__The exercise__
Reproduce the listing below character for character; drop every image.
-- Start Data shown --
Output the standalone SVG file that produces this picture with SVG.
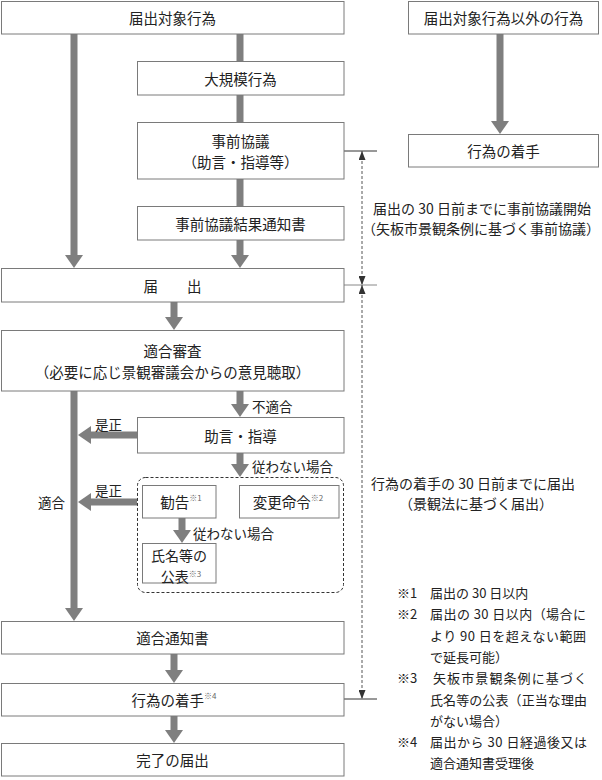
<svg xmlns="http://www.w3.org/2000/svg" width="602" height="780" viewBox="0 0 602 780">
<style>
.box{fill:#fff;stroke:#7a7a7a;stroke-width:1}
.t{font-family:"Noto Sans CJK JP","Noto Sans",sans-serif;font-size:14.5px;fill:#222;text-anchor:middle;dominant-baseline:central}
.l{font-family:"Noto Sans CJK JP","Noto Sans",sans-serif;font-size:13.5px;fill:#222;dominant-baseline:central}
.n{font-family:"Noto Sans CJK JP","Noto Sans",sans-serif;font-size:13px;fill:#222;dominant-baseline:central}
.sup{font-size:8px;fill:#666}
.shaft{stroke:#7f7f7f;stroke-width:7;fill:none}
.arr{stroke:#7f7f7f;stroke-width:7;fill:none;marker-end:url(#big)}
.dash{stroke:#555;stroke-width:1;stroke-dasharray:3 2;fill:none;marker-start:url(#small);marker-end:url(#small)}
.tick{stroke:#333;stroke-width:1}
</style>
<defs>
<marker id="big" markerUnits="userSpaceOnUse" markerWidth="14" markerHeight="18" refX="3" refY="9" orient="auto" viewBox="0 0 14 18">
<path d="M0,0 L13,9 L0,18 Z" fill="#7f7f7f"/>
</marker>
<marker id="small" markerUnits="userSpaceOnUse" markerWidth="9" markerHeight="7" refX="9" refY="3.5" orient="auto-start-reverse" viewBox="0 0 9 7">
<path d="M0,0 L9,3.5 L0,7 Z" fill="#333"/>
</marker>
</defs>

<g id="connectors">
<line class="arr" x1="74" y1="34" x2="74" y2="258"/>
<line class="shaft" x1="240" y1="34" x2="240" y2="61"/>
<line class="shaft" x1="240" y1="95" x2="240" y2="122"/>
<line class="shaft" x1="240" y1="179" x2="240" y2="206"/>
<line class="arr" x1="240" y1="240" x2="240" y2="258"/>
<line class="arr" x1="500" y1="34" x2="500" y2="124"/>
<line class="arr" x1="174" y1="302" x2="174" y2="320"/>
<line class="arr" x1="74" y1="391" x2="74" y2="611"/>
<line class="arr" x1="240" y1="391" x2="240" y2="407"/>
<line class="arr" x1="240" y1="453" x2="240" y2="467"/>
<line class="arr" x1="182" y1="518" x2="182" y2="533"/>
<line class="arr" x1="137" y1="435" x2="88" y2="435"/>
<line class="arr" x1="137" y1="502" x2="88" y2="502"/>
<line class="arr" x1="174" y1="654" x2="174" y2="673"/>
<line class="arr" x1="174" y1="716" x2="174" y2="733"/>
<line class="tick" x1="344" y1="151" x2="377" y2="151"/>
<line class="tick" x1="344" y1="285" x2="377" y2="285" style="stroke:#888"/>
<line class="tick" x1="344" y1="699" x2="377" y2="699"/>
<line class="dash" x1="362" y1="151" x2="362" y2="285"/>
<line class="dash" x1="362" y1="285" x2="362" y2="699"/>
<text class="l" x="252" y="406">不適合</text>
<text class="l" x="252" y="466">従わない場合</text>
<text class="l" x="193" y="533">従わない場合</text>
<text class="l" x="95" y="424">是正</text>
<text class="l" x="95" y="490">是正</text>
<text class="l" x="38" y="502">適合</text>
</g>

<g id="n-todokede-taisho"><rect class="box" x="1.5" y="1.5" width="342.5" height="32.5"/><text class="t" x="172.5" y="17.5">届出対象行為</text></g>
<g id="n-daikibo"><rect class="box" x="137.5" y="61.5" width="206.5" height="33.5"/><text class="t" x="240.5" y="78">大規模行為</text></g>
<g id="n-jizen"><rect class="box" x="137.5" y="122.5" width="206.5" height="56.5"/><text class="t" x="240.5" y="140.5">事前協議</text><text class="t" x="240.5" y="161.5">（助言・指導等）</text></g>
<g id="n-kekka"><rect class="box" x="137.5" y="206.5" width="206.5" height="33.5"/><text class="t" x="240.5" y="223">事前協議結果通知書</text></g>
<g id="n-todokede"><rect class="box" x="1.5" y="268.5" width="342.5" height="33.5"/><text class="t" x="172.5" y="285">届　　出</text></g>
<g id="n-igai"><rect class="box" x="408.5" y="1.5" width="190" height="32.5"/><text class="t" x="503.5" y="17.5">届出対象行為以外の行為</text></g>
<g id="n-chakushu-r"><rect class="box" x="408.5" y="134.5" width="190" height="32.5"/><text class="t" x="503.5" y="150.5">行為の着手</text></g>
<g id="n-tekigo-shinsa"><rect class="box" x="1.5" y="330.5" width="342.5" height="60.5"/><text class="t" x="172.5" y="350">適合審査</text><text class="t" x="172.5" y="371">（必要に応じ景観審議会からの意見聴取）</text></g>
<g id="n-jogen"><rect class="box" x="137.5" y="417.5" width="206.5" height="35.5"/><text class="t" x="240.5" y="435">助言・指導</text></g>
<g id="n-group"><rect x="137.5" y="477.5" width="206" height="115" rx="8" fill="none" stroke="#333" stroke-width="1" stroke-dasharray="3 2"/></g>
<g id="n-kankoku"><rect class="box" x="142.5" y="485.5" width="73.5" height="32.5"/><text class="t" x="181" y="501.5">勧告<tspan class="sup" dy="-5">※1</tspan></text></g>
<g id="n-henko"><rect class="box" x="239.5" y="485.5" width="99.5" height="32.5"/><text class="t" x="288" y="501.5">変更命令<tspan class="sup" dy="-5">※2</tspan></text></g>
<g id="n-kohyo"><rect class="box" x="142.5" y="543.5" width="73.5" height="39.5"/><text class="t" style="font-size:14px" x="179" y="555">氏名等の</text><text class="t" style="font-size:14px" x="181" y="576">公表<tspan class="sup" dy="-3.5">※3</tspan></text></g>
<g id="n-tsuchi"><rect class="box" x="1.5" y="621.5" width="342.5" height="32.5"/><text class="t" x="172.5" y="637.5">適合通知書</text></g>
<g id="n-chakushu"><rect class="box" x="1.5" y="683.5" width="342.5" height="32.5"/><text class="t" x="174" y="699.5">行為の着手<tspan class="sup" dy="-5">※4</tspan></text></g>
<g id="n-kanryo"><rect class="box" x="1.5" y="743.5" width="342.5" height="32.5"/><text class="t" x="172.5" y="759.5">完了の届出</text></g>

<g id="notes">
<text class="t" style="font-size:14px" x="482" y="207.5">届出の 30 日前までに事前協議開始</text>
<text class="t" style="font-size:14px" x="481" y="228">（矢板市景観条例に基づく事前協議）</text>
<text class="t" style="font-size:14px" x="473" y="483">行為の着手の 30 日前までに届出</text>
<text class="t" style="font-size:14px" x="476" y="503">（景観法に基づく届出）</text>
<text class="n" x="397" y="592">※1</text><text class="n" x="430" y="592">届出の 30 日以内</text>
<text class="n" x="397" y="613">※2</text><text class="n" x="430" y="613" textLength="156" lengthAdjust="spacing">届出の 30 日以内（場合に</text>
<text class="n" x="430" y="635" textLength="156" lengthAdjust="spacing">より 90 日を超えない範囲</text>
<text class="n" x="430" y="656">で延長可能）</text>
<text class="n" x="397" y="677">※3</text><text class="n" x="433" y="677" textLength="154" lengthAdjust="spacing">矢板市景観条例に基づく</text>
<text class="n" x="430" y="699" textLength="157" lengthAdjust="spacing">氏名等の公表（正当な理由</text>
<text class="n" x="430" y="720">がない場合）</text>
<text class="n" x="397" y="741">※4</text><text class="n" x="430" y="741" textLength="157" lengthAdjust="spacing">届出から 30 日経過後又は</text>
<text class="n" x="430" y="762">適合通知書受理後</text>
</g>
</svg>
-- End Data shown --
__Completed exercise__
Output the standalone SVG file that produces this picture with SVG.
<svg xmlns="http://www.w3.org/2000/svg" width="602" height="780" viewBox="0 0 602 780">
<style>
.box{fill:#fff;stroke:#7a7a7a;stroke-width:1}
.t{font-family:"Noto Sans CJK JP","Noto Sans",sans-serif;font-size:14.5px;fill:#222;text-anchor:middle;dominant-baseline:central}
.l{font-family:"Noto Sans CJK JP","Noto Sans",sans-serif;font-size:13.5px;fill:#222;dominant-baseline:central}
.n{font-family:"Noto Sans CJK JP","Noto Sans",sans-serif;font-size:13px;fill:#222;dominant-baseline:central}
.sup{font-size:8px;fill:#666}
.shaft{stroke:#7f7f7f;stroke-width:7;fill:none}
.arr{stroke:#7f7f7f;stroke-width:7;fill:none;marker-end:url(#big)}
.dash{stroke:#555;stroke-width:1;stroke-dasharray:3 2;fill:none;marker-start:url(#small);marker-end:url(#small)}
.tick{stroke:#333;stroke-width:1}
</style>
<defs>
<marker id="big" markerUnits="userSpaceOnUse" markerWidth="14" markerHeight="18" refX="3" refY="9" orient="auto" viewBox="0 0 14 18">
<path d="M0,0 L13,9 L0,18 Z" fill="#7f7f7f"/>
</marker>
<marker id="small" markerUnits="userSpaceOnUse" markerWidth="9" markerHeight="7" refX="9" refY="3.5" orient="auto-start-reverse" viewBox="0 0 9 7">
<path d="M0,0 L9,3.5 L0,7 Z" fill="#333"/>
</marker>
</defs>

<g id="connectors">
<line class="arr" x1="74" y1="34" x2="74" y2="258"/>
<line class="shaft" x1="240" y1="34" x2="240" y2="61"/>
<line class="shaft" x1="240" y1="95" x2="240" y2="122"/>
<line class="shaft" x1="240" y1="179" x2="240" y2="206"/>
<line class="arr" x1="240" y1="240" x2="240" y2="258"/>
<line class="arr" x1="500" y1="34" x2="500" y2="124"/>
<line class="arr" x1="174" y1="302" x2="174" y2="320"/>
<line class="arr" x1="74" y1="391" x2="74" y2="611"/>
<line class="arr" x1="240" y1="391" x2="240" y2="407"/>
<line class="arr" x1="240" y1="453" x2="240" y2="467"/>
<line class="arr" x1="182" y1="518" x2="182" y2="533"/>
<line class="arr" x1="137" y1="435" x2="88" y2="435"/>
<line class="arr" x1="137" y1="502" x2="88" y2="502"/>
<line class="arr" x1="174" y1="654" x2="174" y2="673"/>
<line class="arr" x1="174" y1="716" x2="174" y2="733"/>
<line class="tick" x1="344" y1="151" x2="377" y2="151"/>
<line class="tick" x1="344" y1="285" x2="377" y2="285" style="stroke:#888"/>
<line class="tick" x1="344" y1="699" x2="377" y2="699"/>
<line class="dash" x1="362" y1="151" x2="362" y2="285"/>
<line class="dash" x1="362" y1="285" x2="362" y2="699"/>
<text class="l" x="252" y="406">不適合</text>
<text class="l" x="252" y="466">従わない場合</text>
<text class="l" x="193" y="533">従わない場合</text>
<text class="l" x="95" y="424">是正</text>
<text class="l" x="95" y="490">是正</text>
<text class="l" x="38" y="502">適合</text>
</g>

<g id="n-todokede-taisho"><rect class="box" x="1.5" y="1.5" width="342.5" height="32.5"/><text class="t" x="172.5" y="17.5">届出対象行為</text></g>
<g id="n-daikibo"><rect class="box" x="137.5" y="61.5" width="206.5" height="33.5"/><text class="t" x="240.5" y="78">大規模行為</text></g>
<g id="n-jizen"><rect class="box" x="137.5" y="122.5" width="206.5" height="56.5"/><text class="t" x="240.5" y="140.5">事前協議</text><text class="t" x="240.5" y="161.5">（助言・指導等）</text></g>
<g id="n-kekka"><rect class="box" x="137.5" y="206.5" width="206.5" height="33.5"/><text class="t" x="240.5" y="223">事前協議結果通知書</text></g>
<g id="n-todokede"><rect class="box" x="1.5" y="268.5" width="342.5" height="33.5"/><text class="t" x="172.5" y="285">届　　出</text></g>
<g id="n-igai"><rect class="box" x="408.5" y="1.5" width="190" height="32.5"/><text class="t" x="503.5" y="17.5">届出対象行為以外の行為</text></g>
<g id="n-chakushu-r"><rect class="box" x="408.5" y="134.5" width="190" height="32.5"/><text class="t" x="503.5" y="150.5">行為の着手</text></g>
<g id="n-tekigo-shinsa"><rect class="box" x="1.5" y="330.5" width="342.5" height="60.5"/><text class="t" x="172.5" y="350">適合審査</text><text class="t" x="172.5" y="371">（必要に応じ景観審議会からの意見聴取）</text></g>
<g id="n-jogen"><rect class="box" x="137.5" y="417.5" width="206.5" height="35.5"/><text class="t" x="240.5" y="435">助言・指導</text></g>
<g id="n-group"><rect x="137.5" y="477.5" width="206" height="115" rx="8" fill="none" stroke="#333" stroke-width="1" stroke-dasharray="3 2"/></g>
<g id="n-kankoku"><rect class="box" x="142.5" y="485.5" width="73.5" height="32.5"/><text class="t" x="181" y="501.5">勧告<tspan class="sup" dy="-5">※1</tspan></text></g>
<g id="n-henko"><rect class="box" x="239.5" y="485.5" width="99.5" height="32.5"/><text class="t" x="288" y="501.5">変更命令<tspan class="sup" dy="-5">※2</tspan></text></g>
<g id="n-kohyo"><rect class="box" x="142.5" y="543.5" width="73.5" height="39.5"/><text class="t" style="font-size:14px" x="179" y="555">氏名等の</text><text class="t" style="font-size:14px" x="181" y="576">公表<tspan class="sup" dy="-3.5">※3</tspan></text></g>
<g id="n-tsuchi"><rect class="box" x="1.5" y="621.5" width="342.5" height="32.5"/><text class="t" x="172.5" y="637.5">適合通知書</text></g>
<g id="n-chakushu"><rect class="box" x="1.5" y="683.5" width="342.5" height="32.5"/><text class="t" x="174" y="699.5">行為の着手<tspan class="sup" dy="-5">※4</tspan></text></g>
<g id="n-kanryo"><rect class="box" x="1.5" y="743.5" width="342.5" height="32.5"/><text class="t" x="172.5" y="759.5">完了の届出</text></g>

<g id="notes">
<text class="t" style="font-size:14px" x="482" y="207.5">届出の 30 日前までに事前協議開始</text>
<text class="t" style="font-size:14px" x="481" y="228">（矢板市景観条例に基づく事前協議）</text>
<text class="t" style="font-size:14px" x="473" y="483">行為の着手の 30 日前までに届出</text>
<text class="t" style="font-size:14px" x="476" y="503">（景観法に基づく届出）</text>
<text class="n" x="397" y="592">※1</text><text class="n" x="430" y="592">届出の 30 日以内</text>
<text class="n" x="397" y="613">※2</text><text class="n" x="430" y="613" textLength="156" lengthAdjust="spacing">届出の 30 日以内（場合に</text>
<text class="n" x="430" y="635" textLength="156" lengthAdjust="spacing">より 90 日を超えない範囲</text>
<text class="n" x="430" y="656">で延長可能）</text>
<text class="n" x="397" y="677">※3</text><text class="n" x="433" y="677" textLength="154" lengthAdjust="spacing">矢板市景観条例に基づく</text>
<text class="n" x="430" y="699" textLength="157" lengthAdjust="spacing">氏名等の公表（正当な理由</text>
<text class="n" x="430" y="720">がない場合）</text>
<text class="n" x="397" y="741">※4</text><text class="n" x="430" y="741" textLength="157" lengthAdjust="spacing">届出から 30 日経過後又は</text>
<text class="n" x="430" y="762">適合通知書受理後</text>
</g>
</svg>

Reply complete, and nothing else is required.